Mais, avant de le faire, nous pourrions nous demander d’où vient ce singulier phénomène qui fait qu’on trouve sur le marché un groupe d’acheteurs en possession du sol, de machines, de matières premières et des moyens de subsistance, toutes choses qui, sauf la terre dans son état primitif, sont des produits du travail, et, de l’autre côté, un groupe de vendeurs n’ayant rien à vendre que leur force de travail, leurs bras et leurs cerveaux agissants ? Que l’un des groupes achète continuellement pour réaliser du profit et s’enrichir pendant que l’autre groupe vend continuellement pour gagner sa vie ? L’étude de cette question nous conduirait à la recherche de ce que les économistes appellent l’accumulation antérieure ou primitive, mais qui devrait être appelée l’expropriation primitive. Nous trouverions que cette prétendue accumulation primitive ne signifie rien d’autre qu’une série de processus historiques aboutissant à une dissociation de l’unité primitive qui existait entre le travailleur et ses moyens de travail. Toutefois, une recherche de ce genre sort des bornes de mon sujet. Une fois accomplie, la séparation entre le travailleur et ses moyens de travail va subsister et se poursuivre à une échelle toujours croissante, jusqu’à ce qu’une révolution nouvelle, bouleversant de fond en comble le système de production, vienne la renverser et restaurer l’unité primitive sous une forme historique nouvelle.
Qu’est-ce donc que la valeur de la force de travail ?

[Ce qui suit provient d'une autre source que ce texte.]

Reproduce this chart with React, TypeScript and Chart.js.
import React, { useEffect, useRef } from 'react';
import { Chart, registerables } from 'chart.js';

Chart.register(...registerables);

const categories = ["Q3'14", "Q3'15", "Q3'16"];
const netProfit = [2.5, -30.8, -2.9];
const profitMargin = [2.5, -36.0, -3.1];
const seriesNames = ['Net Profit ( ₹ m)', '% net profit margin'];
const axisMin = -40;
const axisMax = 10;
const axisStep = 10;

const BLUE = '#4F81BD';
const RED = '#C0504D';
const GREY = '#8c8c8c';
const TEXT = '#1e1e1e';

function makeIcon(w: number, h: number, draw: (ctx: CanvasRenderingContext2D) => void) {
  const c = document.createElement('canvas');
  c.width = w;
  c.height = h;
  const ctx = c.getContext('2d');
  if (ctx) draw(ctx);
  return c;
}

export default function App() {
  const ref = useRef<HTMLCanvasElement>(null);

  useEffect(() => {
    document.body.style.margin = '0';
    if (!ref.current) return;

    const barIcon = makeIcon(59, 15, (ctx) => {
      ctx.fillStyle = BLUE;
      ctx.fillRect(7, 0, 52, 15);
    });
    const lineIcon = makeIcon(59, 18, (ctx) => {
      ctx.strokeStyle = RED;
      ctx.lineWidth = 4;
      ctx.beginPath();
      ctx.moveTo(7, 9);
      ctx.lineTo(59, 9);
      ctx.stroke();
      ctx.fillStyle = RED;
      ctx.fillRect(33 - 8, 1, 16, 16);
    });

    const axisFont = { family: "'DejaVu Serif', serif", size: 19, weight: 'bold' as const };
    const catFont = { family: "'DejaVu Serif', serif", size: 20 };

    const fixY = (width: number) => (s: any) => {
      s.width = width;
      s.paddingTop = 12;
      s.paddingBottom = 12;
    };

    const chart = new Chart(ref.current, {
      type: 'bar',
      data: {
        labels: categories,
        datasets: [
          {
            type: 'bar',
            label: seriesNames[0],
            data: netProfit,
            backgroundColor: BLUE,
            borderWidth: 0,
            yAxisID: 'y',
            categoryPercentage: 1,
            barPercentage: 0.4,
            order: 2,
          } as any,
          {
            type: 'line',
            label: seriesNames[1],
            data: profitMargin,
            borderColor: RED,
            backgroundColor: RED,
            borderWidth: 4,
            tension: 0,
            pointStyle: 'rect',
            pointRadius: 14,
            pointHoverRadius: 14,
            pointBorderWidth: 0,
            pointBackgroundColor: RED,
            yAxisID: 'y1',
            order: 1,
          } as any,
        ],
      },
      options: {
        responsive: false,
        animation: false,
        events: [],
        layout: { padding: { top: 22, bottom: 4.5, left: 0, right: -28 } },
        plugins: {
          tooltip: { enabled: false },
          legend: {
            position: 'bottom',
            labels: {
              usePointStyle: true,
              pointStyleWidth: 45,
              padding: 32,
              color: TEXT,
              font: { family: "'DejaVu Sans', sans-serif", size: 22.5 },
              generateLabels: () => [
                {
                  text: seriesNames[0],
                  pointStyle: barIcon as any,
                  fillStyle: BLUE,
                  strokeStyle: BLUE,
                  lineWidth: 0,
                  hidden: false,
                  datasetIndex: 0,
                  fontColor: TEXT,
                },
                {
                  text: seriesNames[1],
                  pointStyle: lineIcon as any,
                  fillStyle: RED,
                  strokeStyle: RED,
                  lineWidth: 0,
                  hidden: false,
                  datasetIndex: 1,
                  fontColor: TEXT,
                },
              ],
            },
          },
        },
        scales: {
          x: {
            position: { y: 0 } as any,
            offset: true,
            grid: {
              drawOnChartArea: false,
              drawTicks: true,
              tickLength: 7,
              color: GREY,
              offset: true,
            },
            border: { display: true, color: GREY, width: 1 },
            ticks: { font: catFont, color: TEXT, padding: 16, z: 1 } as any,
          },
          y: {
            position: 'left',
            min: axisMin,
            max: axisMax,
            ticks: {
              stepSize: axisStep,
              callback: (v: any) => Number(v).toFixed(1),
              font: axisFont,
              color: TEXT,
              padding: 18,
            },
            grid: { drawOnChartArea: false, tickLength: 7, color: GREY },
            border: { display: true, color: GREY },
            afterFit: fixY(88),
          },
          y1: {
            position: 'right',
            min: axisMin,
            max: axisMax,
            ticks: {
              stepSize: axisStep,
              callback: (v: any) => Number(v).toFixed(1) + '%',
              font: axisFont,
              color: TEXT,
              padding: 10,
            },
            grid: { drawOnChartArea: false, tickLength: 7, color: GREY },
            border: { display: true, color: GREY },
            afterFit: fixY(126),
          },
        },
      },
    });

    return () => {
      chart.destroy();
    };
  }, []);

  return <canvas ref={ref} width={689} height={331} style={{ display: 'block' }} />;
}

Exactement comme celle de toute autre marchandise, sa valeur est déterminée par la quantité de travail nécessaire à sa production. La force de travail d’un homme ne consiste que dans son individualité vivante. Pour pouvoir se développer et entretenir sa vie, il faut qu’il consomme une quantité déterminée de moyens de subsistance. Mais l’individu, comme la machine, s’use, et il faut le remplacer par un autre. Outre la quantité d’objets de nécessité courante dont il a besoin pour sa propre subsistance, il lui faut une autre quantité de ces mêmes denrées de première nécessité pour élever un certain nombre d’enfants qui puissent le remplacer sur le marché du travail et y perpétuer la race des travailleurs. De plus, pour le développement de sa force de travail et l’acquisition d’une certaine habileté, il faut qu’il dépense encore une nouvelle somme de valeurs. Pour notre objet, il nous suffira de considérer le travail moyen dont les frais de formation et de perfectionnement sont des grandeurs infimes. Mais je n’en veux pas moins profiter de l’occasion pour constater que les frais de production des forces de travail de qualités diverses diffèrent exactement de la même façon que les valeurs des forces de travail employées dans les diverses industries. La revendication del’égalité des salaires repose par conséquent sur une erreur, sur un désir insensé qui ne sera jamais satisfait. Elle a sa source dans ce radicalisme faux et superficiel qui accepte les prémisses et cherche à se dérober aux conclusions. Sous le régime du salariat, la valeur de la force de travail se détermine comme celle de toute autre marchandise. Et comme les différentes sortes de travail ont des valeurs différentes, c’est-à-dire nécessitent pour leur production des quantités de travail différentes, elles doivent nécessairement avoir des prix différents sur le marché du travail. Réclamer une rémunération égale ou même équitable sous le régime du salariat équivaut à réclamer la liberté sous le régime de l’esclavage. Ce que vous considérez comme juste et équitable n’entre donc pas en ligne de compte. La question qui se pose est la suivante: Qu’est-ce qui est nécessaire et inévitable au sein d’un système de production donné ?
Après ce que nous avons dit, on voit que la valeur de la force de travail est déterminée par la valeur des objets de première nécessité, indispensables pour produire, développer, conserver et perpétuer la force de travail.